La historia de los experimentos sociales de los últimos siglos podría explicarse en dos etapas: la fase «¿qué pasaría si…?» y la fase «¿quién podría imaginar que pasaría esto?». A estas alturas, Murphy, la Teoría del Caos y la ya larga experiencia deberían habernos enseñado que una nueva ley o institución no se va a limitar a dar los resultados esperados y que hay muchos otros perfectamente previsibles al margen de la voluntad del legislador. Los ejemplos se me amontonan en la cabeza y, probablemente, en la del lector. Pero para la izquierda sólo cuentan las intenciones, y la idea de que algo pueda usarse para un fin distinto e incluso contrario a aquel para el que se creó ni se plantea. Lo hablábamos el otro día con la Ley de Muerte Digna, que engaña hasta en el nombre. Estamos en la fase «¿qué puede salir mal?», y cuando lleguemos a la de «¿quién lo habría imaginado?» será tarde y sólo se juzgarán las intenciones.

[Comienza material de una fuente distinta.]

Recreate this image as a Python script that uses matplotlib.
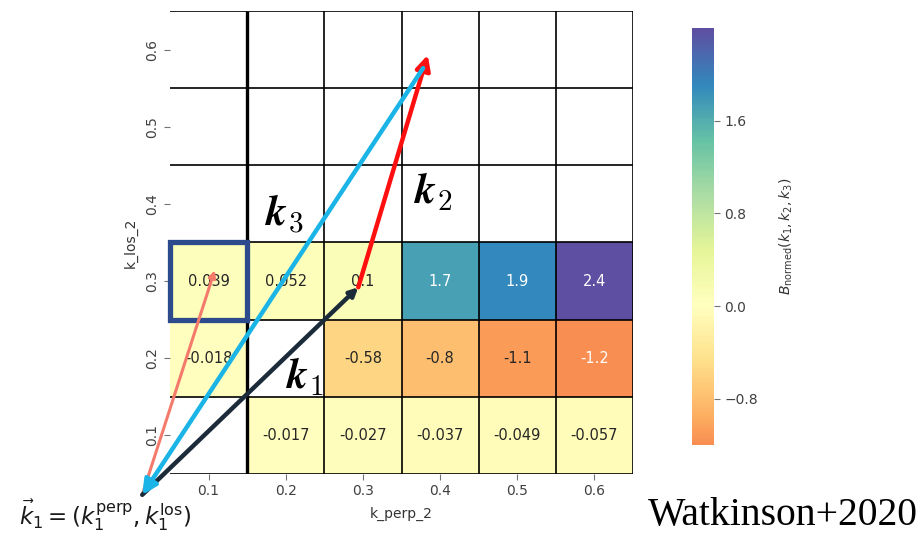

Javier Vizcaíno, columnista de ‘Público’, en su ‘blog’ ‘Más Que Palabras’ publica un venenoso ataque a la Iglesia -a la Jerarquía Eclesiástica, dice- bajo el título «Muerte indigna». Es venenoso no porque esté en desacuerdo con la postura de la Iglesia -es muy dueño-, sino porque miente, me temo, a sabiendas. O, al menos, con grave negligencia. Escribe Vizcaíno: «¿Muerte digna? ¡Hasta ahí podíamos llegar! Antes de rendir el último aliento hay que pasar las de Caín en carne propia y, faltaría más, en la de familiares y prójimos en general. Nada como un buen martirio para llegar limpios de pecado a la otra orilla». Encoge el ánimo, ¿verdad? El único inconveniente -que no ha arredrado al autor- es que es mentira de arriba abajo. Mire, don Javier, la doctrina católica no es como la de los drusos, secreta para el no iniciado, y le bastaría una rápida consulta al ‘Catecismo’ de la Iglesia Católico -¡está en Internet!- y leer que «es lícito suprimir el dolor por medio de narcóticos, a pesar de tener como consecuencia limitar la conciencia y abreviar la vida, si no hay otros medios», así como «cuando la muerte se prevé inminente e inevitable, se puede en conciencia renunciar a unos tratamientos que procurarían únicamente una prolongación precaria y penosa de la existencia, sin interrumpir sin embargo las curas normales debidas al enfermo en casos similares». Estas dos citas, al alcance de cualquiera, dejan en nada toda la columna, es decir, ponen a Vizcaíno en figura de Quijote luchando con gigantes que no están ahí. Por otra parte, eso de construir un muñeco y darle el nombre del enemigo para mejor alancearle es muy de la izquierda. Pregunte por ahí a ver si alguien se considera, digamos, ‘neoliberal’.
Subiendo de nivel, Antonio Estella en ‘El País’ me pone en la desagradable tesitura de enmendarle la plana a todo un señor catedrático Jean Monnet de Derecho de la UE. Pero es que en «La política en el epicentro de la indignación» habla sin duda de una realidad paralela que guarda un contacto muy tenue con la nuestra. Su tesis es que el 15-M reivindica la política, porque ahora lo que domina es la economía, los nefandos ‘mercados’. Y leemos cosas tan graciosas como esta: «El abanderado de esa revolución política fue Ronald Reagan, quien puso de moda el ‘small is beautiful». En su dimensión política, ‘small is beautiful’ quiere decir que el Estado, cuanto más pequeño, mejor». Que Reagan defendió esa retórica es tan cierto como que no la cumplió y, como se puede comprobar fácilmente, el sector público norteamericano, lejos de reducirse, creció bajo su mandato. No hay que creer todo lo que dicen los políticos, don Antonio.
Más: «Se fue dando cabida a la iniciativa privada en sectores absolutamente consustanciales con la propia esencia de lo público, como la sanidad, la educación y hasta la seguridad. Y se fueron mermando, poco a poco, los recursos, tanto materiales como humanos, de los Estados. El Estado tenía que centrarse «en lo principal» y dejar a un lado «lo accesorio», como rezaban principios tan en boga en el momento como el de la subsidiariedad». ¿Sabe cuántos funcionarios había en España cuando llegó la democracia? ¿Sabe cuántos hay ahora? ¿Sabe restar? Disculpe la impertinencia, pero es que eso de que el Estado se ha centrado en «lo principal» y ha dejado a un lado «lo accesorio» es de risa floja.